But they did not spend 20% of GDP on behalf of 2000 deaths ... but on behalf of the many other thousands they saved the lives of. This is the same as saying millions are spent on the deaths caused by cancer ... again, it is spent to prevent the deaths of many others.
well, you cannot prove what did not happen. the idea that thousands were saved is just a guess. perhaps no one was saved. but say ten thousand were saved. then the phils has spent 20 percent of its economy on behalf of 12,000 deaths. it still makes no sense at all, especially when the vast majority appear to be older people with co morbidities (in all countries).
Well, not a guess (the fact that some would be saved) but a process of rational thinking.
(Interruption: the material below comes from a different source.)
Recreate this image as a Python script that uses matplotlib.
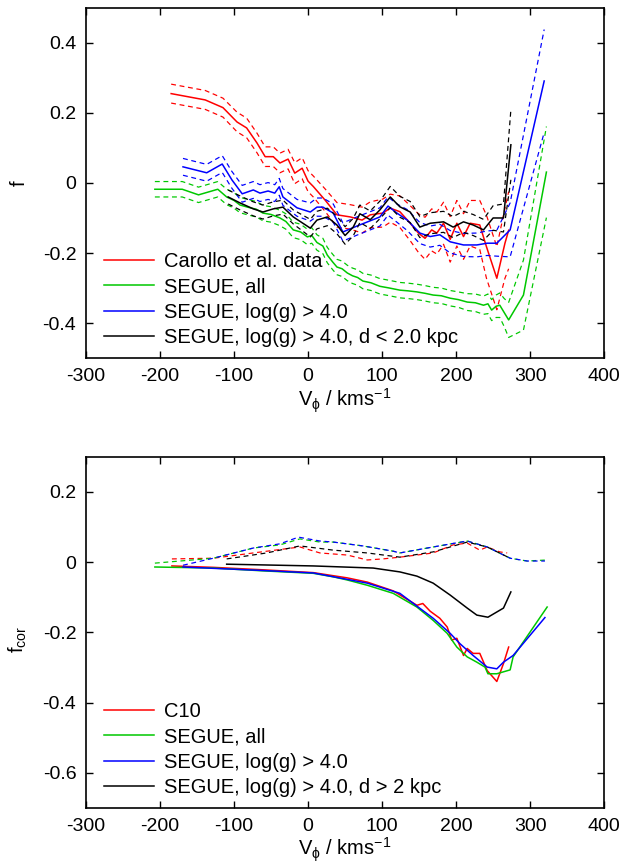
import numpy as np
import matplotlib
matplotlib.use('Agg')
import matplotlib.pyplot as plt

plt.rcParams['font.family'] = ['Liberation Sans', 'DejaVu Sans']
plt.rcParams['mathtext.fontset'] = 'custom'
plt.rcParams['mathtext.rm'] = 'Liberation Sans'
plt.rcParams['mathtext.it'] = 'Liberation Sans'
plt.rcParams['mathtext.fallback'] = 'stixsans'

RED, GREEN, BLUE, BLACK = '#ff0000', '#00c800', '#0000ff', '#000000'

# ---- top panel: f vs V_phi (solid = value, dashed = value +/- err)
v_car = [-185, -139, -115, -96, -83, -69, -58, -47, -38, -27, -18, -8, 0, 7, 23, 39, 57, 73, 84,
         101, 111, 124, 138, 149, 158, 167, 174, 183, 192, 201, 210, 219, 232, 241, 255, 266, 271]
f_car = [0.255, 0.237, 0.215, 0.174, 0.157, 0.114, 0.075, 0.075, 0.057, 0.068, 0.028, 0.042, 0.005,
         -0.01, -0.049, -0.091, -0.097, -0.106, -0.091, -0.086, -0.072, -0.082, -0.115, -0.143, -0.158,
         -0.134, -0.143, -0.115, -0.161, -0.115, -0.153, -0.115, -0.12, -0.182, -0.272, -0.172, -0.135]
e_car = [0.027, 0.027, 0.027, 0.028, 0.028, 0.028, 0.028, 0.028, 0.028, 0.028, 0.03, 0.03, 0.03,
         0.03, 0.032, 0.035, 0.035, 0.037, 0.037, 0.04, 0.04, 0.045, 0.05, 0.055, 0.06,
         0.06, 0.06, 0.06, 0.065, 0.065, 0.065, 0.065, 0.07, 0.09, 0.09, 0.1, 0.11]

v_all = [-207, -170, -148, -122, -110, -100, -92, -80, -70, -61, -50, -38, -30, -20, -10, -1, 5, 12,
         20, 26, 33, 39, 46, 53, 60, 67, 74, 85, 97, 110, 124, 135, 147, 158, 169, 180, 192, 203,
         215, 226, 237, 243, 248, 254, 259, 265, 271, 291, 322]
f_all = [-0.018, -0.018, -0.034, -0.018, -0.04, -0.05, -0.063, -0.07, -0.075, -0.086, -0.09, -0.1,
         -0.11, -0.134, -0.14, -0.154, -0.15, -0.17, -0.18, -0.206, -0.225, -0.24, -0.245, -0.257,
         -0.265, -0.27, -0.28, -0.285, -0.295, -0.3, -0.306, -0.308, -0.311, -0.315, -0.32, -0.322,
         -0.329, -0.333, -0.34, -0.342, -0.349, -0.345, -0.363, -0.352, -0.349, -0.37, -0.391,
         -0.32, 0.031]
e_all = [0.022] * 38 + [0.024, 0.025, 0.026, 0.028, 0.03, 0.032, 0.035, 0.04, 0.05, 0.1, 0.13]

v_lg = [-169, -137, -116, -103, -89, -74, -65, -54, -45, -39, -34, -15, 3, 12, 20, 34, 47, 66, 84,
        97, 108, 120, 134, 151, 165, 178, 192, 210, 228, 242, 255, 273, 319]
f_lg = [0.046, 0.029, 0.054, 0.009, -0.031, -0.02, -0.029, -0.023, -0.029, -0.011, -0.04, -0.071,
        -0.083, -0.069, -0.069, -0.086, -0.14, -0.123, -0.108, -0.097, -0.066, -0.086, -0.106,
        -0.143, -0.153, -0.148, -0.168, -0.177, -0.177, -0.172, -0.172, -0.134, 0.291]
e_lg = [0.024] * 12 + [0.026] * 10 + [0.03, 0.03, 0.03, 0.03, 0.032, 0.033, 0.034, 0.035, 0.037,
                                      0.077, 0.147]

v_d2 = [-108, -92, -74, -61, -47, -34, -20, 3, 12, 26, 39, 50, 61, 70, 84, 97, 111, 124, 138, 151,
        165, 183, 196, 210, 223, 237, 250, 264, 274]
f_d2 = [-0.04, -0.057, -0.074, -0.083, -0.074, -0.069, -0.097, -0.129, -0.106, -0.097, -0.12, -0.15,
        -0.126, -0.088, -0.105, -0.077, -0.04, -0.068, -0.083, -0.126, -0.115, -0.111, -0.126,
        -0.111, -0.12, -0.134, -0.1, -0.1, 0.109]
e_d2 = [0.02] * 7 + [0.025] * 9 + [0.03] * 10 + [0.035, 0.04, 0.1]

# ---- bottom panel: f_cor vs V_phi (solid and dashed curves)
vc_c10 = [-184, -128, -61, 7, 53, 80, 115, 147, 155, 165, 178, 188, 194, 201, 210, 215, 223, 232,
          242, 255, 264, 271]
fc_c10 = [-0.011, -0.015, -0.022, -0.03, -0.045, -0.057, -0.082, -0.123, -0.118, -0.14, -0.16,
          -0.185, -0.222, -0.217, -0.266, -0.246, -0.26, -0.26, -0.309, -0.34, -0.289, -0.242]
vd_c10 = [-184, -128, -74, -11, 16, 53, 80, 101, 124, 147, 169, 196, 215, 232, 242, 259, 269]
fd_c10 = [0.009, 0.011, 0.026, 0.043, 0.026, 0.02, 0.006, 0.009, 0.014, 0.02, 0.026, 0.049, 0.054,
          0.034, 0.043, 0.029, 0.026]

vc_all = [-207, -128, -61, 7, 34, 53, 80, 115, 147, 169, 188, 201, 215, 228, 239, 243, 255, 273,
          277, 323]
fc_all = [-0.014, -0.017, -0.025, -0.032, -0.042, -0.051, -0.066, -0.089, -0.128, -0.166, -0.203,
          -0.242, -0.27, -0.285, -0.299, -0.318, -0.318, -0.307, -0.27, -0.128]
vd_all = [-207, -128, -74, -38, -11, 16, 34, 74, 115, 124, 169, 215, 242, 273, 296, 323]
fd_all = [-0.003, 0.011, 0.04, 0.049, 0.066, 0.057, 0.057, 0.046, 0.031, 0.026, 0.043, 0.06, 0.043,
          0.011, 0.003, 0.006]

vc_lg = [-169, -61, 7, 80, 124, 169, 192, 205, 223, 242, 255, 264, 277, 320]
fc_lg = [-0.014, -0.024, -0.031, -0.06, -0.089, -0.16, -0.203, -0.232, -0.266, -0.299, -0.304,
         -0.285, -0.266, -0.158]
vd_lg = [-169, -128, -74, -38, -13, 16, 34, 74, 115, 124, 169, 215, 242, 273, 296, 320]
fd_lg = [-0.009, 0.011, 0.04, 0.052, 0.071, 0.06, 0.057, 0.046, 0.031, 0.026, 0.043, 0.06, 0.043,
         0.011, 0.003, 0.003]

vc_d2 = [-110, 7, 88, 124, 147, 169, 192, 215, 228, 243, 264, 274]
fc_d2 = [-0.006, -0.011, -0.017, -0.028, -0.04, -0.06, -0.094, -0.131, -0.151, -0.157, -0.131,
         -0.085]
vd_d2 = [-110, -56, -11, 34, 80, 124, 169, 215, 242, 273]
fd_d2 = [0.009, 0.026, 0.046, 0.034, 0.026, 0.014, 0.029, 0.057, 0.043, 0.011]

xticks = [-300, -200, -100, 0, 100, 200, 300, 400]
top_yticks = [-0.4, -0.2, 0, 0.2, 0.4]
bot_yticks = [-0.6, -0.4, -0.2, 0, 0.2]

FS = 14
LFS = 14.5
LW = 1.1
DASH = (4, 3)

fig = plt.figure(figsize=(6.28, 8.65), dpi=100)
ax1 = fig.add_axes([0.137, 0.586, 0.825, 0.405])
ax2 = fig.add_axes([0.137, 0.066, 0.825, 0.406])

top = [(v_car, f_car, e_car, RED, 'Carollo et al. data'),
       (v_all, f_all, e_all, GREEN, 'SEGUE, all'),
       (v_lg, f_lg, e_lg, BLUE, 'SEGUE, log(g) > 4.0'),
       (v_d2, f_d2, e_d2, BLACK, 'SEGUE, log(g) > 4.0, d < 2.0 kpc')]
for v, f, e, c, lab in top:
    v, f, e = np.array(v), np.array(f), np.array(e)
    ax1.plot(v, f, color=c, lw=LW, label=lab)
    ax1.plot(v, f + e, color=c, lw=LW * 0.8, dashes=DASH)
    ax1.plot(v, f - e, color=c, lw=LW * 0.8, dashes=DASH)

bot = [(vc_c10, fc_c10, vd_c10, fd_c10, RED, 'C10'),
       (vc_all, fc_all, vd_all, fd_all, GREEN, 'SEGUE, all'),
       (vc_lg, fc_lg, vd_lg, fd_lg, BLUE, 'SEGUE, log(g) > 4.0'),
       (vc_d2, fc_d2, vd_d2, fd_d2, BLACK, 'SEGUE, log(g) > 4.0, d > 2 kpc')]
for vc, fc, vd, fd, c, lab in bot:
    ax2.plot(vc, fc, color=c, lw=LW, label=lab)
    ax2.plot(vd, fd, color=c, lw=LW * 0.8, dashes=DASH)

for ax, yt, ylim in [(ax1, top_yticks, (-0.5, 0.5)), (ax2, bot_yticks, (-0.7, 0.3))]:
    ax.set_xlim(-300, 400)
    ax.set_ylim(*ylim)
    ax.set_xticks(xticks)
    ax.set_xticklabels([str(t) for t in xticks])
    ax.set_yticks(yt)
    ax.set_yticklabels(['0' if t == 0 else f'{t:.1f}' for t in yt])
    ax.tick_params(direction='in', length=5, width=1.0, top=True, right=True,
                   labelsize=FS, pad=7)
    for s in ax.spines.values():
        s.set_linewidth(1.2)
    ax.set_xlabel(r'V$_{\phi}$ / kms$^{{-}1}$', fontsize=LFS, labelpad=1)
    ax.legend(loc='lower left', bbox_to_anchor=(0.0, -0.021), frameon=False, fontsize=LFS,
              handlelength=2.45, handletextpad=0.5, labelspacing=0.32, borderaxespad=0.5,
              borderpad=0.4)

ax1.set_ylabel('f', fontsize=LFS)
ax1.yaxis.set_label_coords(-0.11, 0.5)
ax2.set_ylabel(r'f$_{\rm cor}$', fontsize=LFS)
ax2.yaxis.set_label_coords(-0.11, 0.48)

fig.savefig('out.png', dpi=100)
There would be no point spending millions on cancer treatments, as an example, if there was no evidence that treatment prevents suffering and possible death. Similarly for a virus disease - the fact that it is more acute and easily spread makes it far more imperative to treat it by ALL reasonable means possible. You note I used the word "reasonable" so I am not talking about shutting down economies where the risk is low or separating bike riders with plastic - but primarily the use of face masks, other PPE, social distancing, track and tracing and a few other things. My 'evidence', which forms part of my rational thinking (not 'guessing') is two-fold: 1. The experience of treating other contagious diseases and the knowledge of how they spread - the evidence for Covid-19's spread is now overwhelming. 2. The fact that countries which did the things I listed above as 'reasonable' (I especially cite Taiwan) have had very low cases/deaths. So doing reasonable things = lower cases, lower death rates, lower educational and business disruption; doing nothing or very little or doing something but the wrong things (e.g Brazil) = huge number of cases and higher death rates. Please cite your evidence for doing nothing and not overwhelming hospitals and killing people.